Pre-consultations begin
Just before the Christmas holidays, on December 19, the Ministry of Economic Development launched a review of how the provisions of the Family Foundation Act are functioning in practice. The official statement noted that issues requiring discussion—and potentially amendment—include, among others, the organization of the foundation registration process. The scope of founders’ business activity was also placed on the agenda.
“The Ministry of Economic Development and Technology has already begun the announced three-year review of the family foundation framework. We will likely learn the outcome around mid-year. That may trigger another wave of new foundations, established in order to get ahead of further tax changes. The boom occurred in the final months of 2025. What we are seeing now is rather a cooling of sentiment and a period of fine-tuning structures that were sometimes set up in haste before year-end,” Tomasz Krzywański explains.
Key Takeaways
- The waiting time for registering family foundations has lengthened to 14 months. The bottleneck at the registry court is driven not only by the rapidly rising number of applications for entry in the foundations register, but also by the obligation to process additional filings, including applications to amend foundation statutes and annual financial statements.
- Experts agree that the registration process for family foundations needs to be streamlined. The registry court currently employs four court referendaries, though more staff are expected to handle applications in the near future.

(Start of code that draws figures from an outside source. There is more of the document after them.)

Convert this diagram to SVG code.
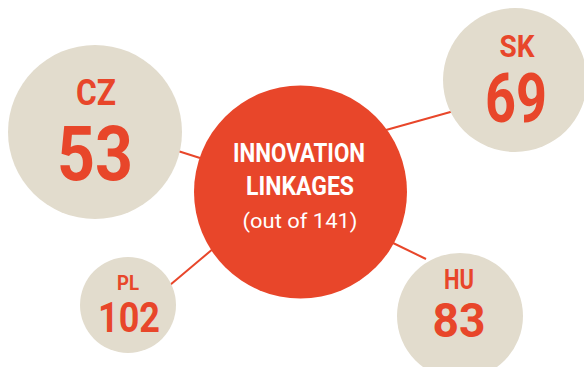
<svg xmlns="http://www.w3.org/2000/svg" width="584" height="367" viewBox="0 0 584 367">
<style>
.bub{fill:#e2dccd}
.hub{fill:#e8462a}
.lk{stroke:#e8462a;stroke-width:2;fill:none}
.lab{font-family:Roboto,"Liberation Sans",sans-serif;font-weight:bold;fill:#e8462a;text-anchor:middle}
.ht{font-family:Roboto,"Liberation Sans",sans-serif;fill:#ffffff;text-anchor:middle}
</style>
<rect width="584" height="367" fill="#ffffff"/>
<g id="connectors">
<line class="lk" x1="178" y1="151" x2="200" y2="158"/>
<line class="lk" x1="386" y1="130" x2="454" y2="111"/>
<line class="lk" x1="391" y1="242" x2="426" y2="259"/>
<line class="lk" x1="170" y1="285" x2="214" y2="248"/>
</g>
<g id="cz">
<circle class="bub" cx="95" cy="132" r="87"/>
<text class="lab" x="96" y="105" font-size="36" textLength="40" lengthAdjust="spacingAndGlyphs">CZ</text>
<text class="lab" x="95" y="180" font-size="76" textLength="76" lengthAdjust="spacingAndGlyphs">53</text>
</g>
<g id="sk">
<circle class="bub" cx="515" cy="80" r="72"/>
<text class="lab" x="517" y="57" font-size="31" textLength="35" lengthAdjust="spacingAndGlyphs">SK</text>
<text class="lab" x="516" y="122" font-size="68" textLength="62" lengthAdjust="spacingAndGlyphs">69</text>
</g>
<g id="pl">
<circle class="bub" cx="128" cy="305" r="48"/>
<text class="lab" x="128" y="290" font-size="21" textLength="22" lengthAdjust="spacingAndGlyphs">PL</text>
<text class="lab" x="129" y="332" font-size="42" textLength="62" lengthAdjust="spacingAndGlyphs">102</text>
</g>
<g id="hu">
<circle class="bub" cx="460" cy="316" r="63"/>
<text class="lab" x="459" y="289" font-size="27" textLength="30" lengthAdjust="spacingAndGlyphs">HU</text>
<text class="lab" x="459" y="337" font-size="48" textLength="53" lengthAdjust="spacingAndGlyphs">83</text>
</g>
<g id="center">
<circle class="hub" cx="300.5" cy="192" r="106.5"/>
<text class="ht" x="299" y="162" font-size="25" font-weight="bold" textLength="132" lengthAdjust="spacingAndGlyphs">INNOVATION</text>
<text class="ht" x="300" y="195" font-size="25" font-weight="bold" textLength="108" lengthAdjust="spacingAndGlyphs">LINKAGES</text>
<text class="ht" x="300" y="228" font-size="21" textLength="115" lengthAdjust="spacingAndGlyphs">(out of 141)</text>
</g>
</svg>
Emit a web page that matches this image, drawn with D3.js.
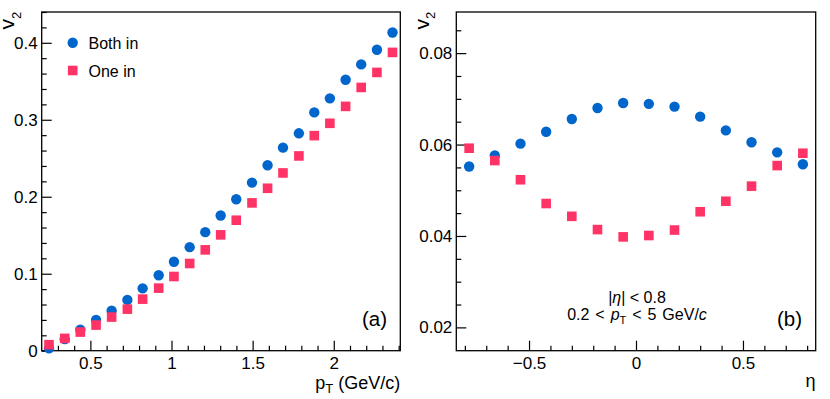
<!DOCTYPE html>
<html>
<head>
<meta charset="utf-8">
<script src="https://cdn.jsdelivr.net/npm/d3@7"></script>
<style>
  body { margin: 0; background: #fff; }
  svg { display: block; font-family: "Liberation Sans", Arial, Helvetica, sans-serif; }
</style>
</head>
<body>
<div id="chart"></div>
<script>
// pT dependence (panel a)
let ptBins = [0.245, 0.342, 0.438, 0.535, 0.631, 0.728, 0.822, 0.921, 1.015, 1.112, 1.208, 1.303,
              1.399, 1.496, 1.592, 1.687, 1.785, 1.880, 1.976, 2.073, 2.169, 2.266, 2.362];
let v2PtBoth = [0.003, 0.015, 0.0272, 0.040, 0.052, 0.066, 0.081, 0.098, 0.1155, 0.1345, 0.154, 0.1756,
                0.1968, 0.2184, 0.2409, 0.2638, 0.2824, 0.3096, 0.3278, 0.352, 0.3719, 0.391, 0.4134];
let v2PtOne = [0.0078, 0.016, 0.0242, 0.0333, 0.0437, 0.054, 0.067, 0.0813, 0.0964, 0.1133, 0.131, 0.1505,
               0.1695, 0.192, 0.211, 0.2309, 0.253, 0.2794, 0.2954, 0.3174, 0.342, 0.3615, 0.3875];

// eta dependence (panel b)
let etaBins = [-0.78, -0.66, -0.54, -0.42, -0.30, -0.18, -0.06, 0.06, 0.18, 0.30, 0.42, 0.54, 0.66, 0.78];
let v2EtaBoth = [0.0552, 0.0576, 0.0602, 0.0628, 0.0656, 0.0680, 0.0691, 0.0689, 0.0683, 0.0661, 0.0631, 0.0605, 0.0583, 0.0557];
let v2EtaOne = [0.0592, 0.0565, 0.0523, 0.0471, 0.0443, 0.0414, 0.0398, 0.0401, 0.0413, 0.0453, 0.0476, 0.0509, 0.0554, 0.0581];

// ticks
let ptMajor = [0.5, 1, 1.5, 2];
let ptMinor = [0.3, 0.4, 0.6, 0.7, 0.8, 0.9, 1.1, 1.2, 1.3, 1.4, 1.6, 1.7, 1.8, 1.9, 2.1, 2.2, 2.3, 2.4];
let v2PtMajor = [0, 0.1, 0.2, 0.3, 0.4];
let v2PtMinor = [0.02, 0.04, 0.06, 0.08, 0.12, 0.14, 0.16, 0.18, 0.22, 0.24, 0.26, 0.28, 0.32, 0.34, 0.36, 0.38, 0.42, 0.44];
let etaMajor = [-0.5, 0, 0.5];
let etaMinor = [-0.8, -0.7, -0.6, -0.4, -0.3, -0.2, -0.1, 0.1, 0.2, 0.3, 0.4, 0.6, 0.7, 0.8];
let v2EtaMajor = [0.02, 0.04, 0.06, 0.08];
let v2EtaMinor = [0.025, 0.03, 0.035, 0.045, 0.05, 0.055, 0.065, 0.07, 0.075, 0.085];

let seriesNames = ["Both in", "One in"];
let BLUE = "#0066cc";
let PINK = "#ff3366";

let W = 830, H = 399;
let TOP = 12, BOTTOM = 350.7;

let svg = d3.select("#chart").append("svg")
    .attr("width", W)
    .attr("height", H);

let fmt = d3.format("~g");

function drawPanel(opt) {
    let x = d3.scaleLinear().domain(opt.xDomain).range([opt.left, opt.right]);
    let y = d3.scaleLinear().domain(opt.yDomain).range([BOTTOM, TOP]);
    let g = svg.append("g");

    // ticks, pointing inward
    g.append("g").attr("transform", `translate(0,${BOTTOM})`)
        .call(d3.axisBottom(x).tickValues(opt.xMajor).tickSize(-10).tickPadding(6).tickFormat(fmt));
    g.append("g").attr("transform", `translate(0,${BOTTOM})`)
        .call(d3.axisBottom(x).tickValues(opt.xMinor).tickSize(-5).tickFormat(""));
    g.append("g").attr("transform", `translate(${opt.left},0)`)
        .call(d3.axisLeft(y).tickValues(opt.yMajor).tickSize(-10).tickPadding(4).tickFormat(fmt));
    g.append("g").attr("transform", `translate(${opt.left},0)`)
        .call(d3.axisLeft(y).tickValues(opt.yMinor).tickSize(-5).tickFormat(""));

    g.selectAll(".domain").remove();
    g.selectAll(".tick line").attr("stroke", "#000").attr("stroke-width", 1.2);
    g.selectAll(".tick text").attr("font-size", 17).attr("fill", "#000")
        .attr("font-family", "'Liberation Sans', Arial, sans-serif");

    // frame
    g.append("rect")
        .attr("x", opt.left).attr("y", TOP)
        .attr("width", opt.right - opt.left).attr("height", BOTTOM - TOP)
        .attr("fill", "none").attr("stroke", "#000").attr("stroke-width", 1.3);

    // points
    g.append("g").selectAll("circle")
        .data(opt.xs.map((d, i) => [d, opt.both[i]]))
        .enter().append("circle")
        .attr("cx", d => x(d[0]))
        .attr("cy", d => y(d[1]))
        .attr("r", 5.2)
        .attr("fill", BLUE);

    let s = 9.6;
    g.append("g").selectAll("rect")
        .data(opt.xs.map((d, i) => [d, opt.one[i]]))
        .enter().append("rect")
        .attr("x", d => x(d[0]) - s / 2)
        .attr("y", d => y(d[1]) - s / 2)
        .attr("width", s).attr("height", s)
        .attr("fill", PINK);

    // y title v2
    let yt = g.append("text")
        .attr("transform", `translate(${opt.left - 27.7},11.7) rotate(-90)`)
        .attr("text-anchor", "end")
        .attr("font-size", 21);
    yt.append("tspan").text("v");
    yt.append("tspan").attr("font-size", 13).attr("dy", 6.7).text("2");

    return {x: x, y: y, g: g};
}

// ---- panel (a)
let pa = drawPanel({
    left: 41.7, right: 400.3,
    xDomain: [0.2, 2.41], yDomain: [0, 0.44],
    xMajor: ptMajor, xMinor: ptMinor, yMajor: v2PtMajor, yMinor: v2PtMinor,
    xs: ptBins, both: v2PtBoth, one: v2PtOne
});

let xtA = pa.g.append("text")
    .attr("x", 400.3).attr("y", 388.5)
    .attr("text-anchor", "end")
    .attr("font-size", 18);
xtA.append("tspan").text("p");
xtA.append("tspan").attr("font-size", 13).attr("dy", 4).text("T");
xtA.append("tspan").attr("dy", -4).text(" (GeV/c)");

// legend
let legend = pa.g.append("g");
legend.append("circle").attr("cx", 72.7).attr("cy", 42.7).attr("r", 5.2).attr("fill", BLUE);
legend.append("rect").attr("x", 72.7 - 4.8).attr("y", 70.5 - 4.8).attr("width", 9.6).attr("height", 9.6).attr("fill", PINK);
legend.selectAll("text")
    .data(seriesNames)
    .enter().append("text")
    .attr("x", 88.5)
    .attr("y", (d, i) => 48.5 + i * 28)
    .attr("font-size", 16)
    .text(d => d);

pa.g.append("text")
    .attr("x", 387).attr("y", 325.5)
    .attr("text-anchor", "end")
    .attr("font-size", 20.5)
    .text("(a)");

// ---- panel (b)
let pb = drawPanel({
    left: 456.3, right: 815.7,
    xDomain: [-0.84, 0.84], yDomain: [0.0149, 0.089],
    xMajor: etaMajor, xMinor: etaMinor, yMajor: v2EtaMajor, yMinor: v2EtaMinor,
    xs: etaBins, both: v2EtaBoth, one: v2EtaOne
});

pb.g.append("text")
    .attr("x", 815.5).attr("y", 386.5)
    .attr("text-anchor", "end")
    .attr("font-size", 18)
    .text("η");

let ann1 = pb.g.append("text")
    .attr("x", 637).attr("y", 303.3)
    .attr("text-anchor", "middle")
    .attr("font-size", 16);
ann1.append("tspan").text("|");
ann1.append("tspan").attr("font-style", "italic").text("η");
ann1.append("tspan").text("| < 0.8");

let ann2 = pb.g.append("text")
    .attr("x", 637).attr("y", 319.5)
    .attr("text-anchor", "middle")
    .attr("font-size", 16)
    .attr("word-spacing", 1.5);
ann2.append("tspan").text("0.2 < ");
ann2.append("tspan").attr("font-style", "italic").text("p");
ann2.append("tspan").attr("font-size", 11).attr("dy", 4).text("T");
ann2.append("tspan").attr("dy", -4).text(" < 5 GeV/");
ann2.append("tspan").attr("font-style", "italic").text("c");

pb.g.append("text")
    .attr("x", 802).attr("y", 325.5)
    .attr("text-anchor", "end")
    .attr("font-size", 20.5)
    .text("(b)");
</script>
</body>
</html>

- The three-year legal review may also lead to the return of the tax-law amendment intended to tighten the fiscal regime for family foundations. Experts concur that founders building a succession mechanism—rather than a tax-optimization vehicle—have little to fear. Business leaders are less concerned about the substance of potential new rules than about how they would be implemented. They also hope that the 48-hour vacatio legis would be extended to at least the promised six months.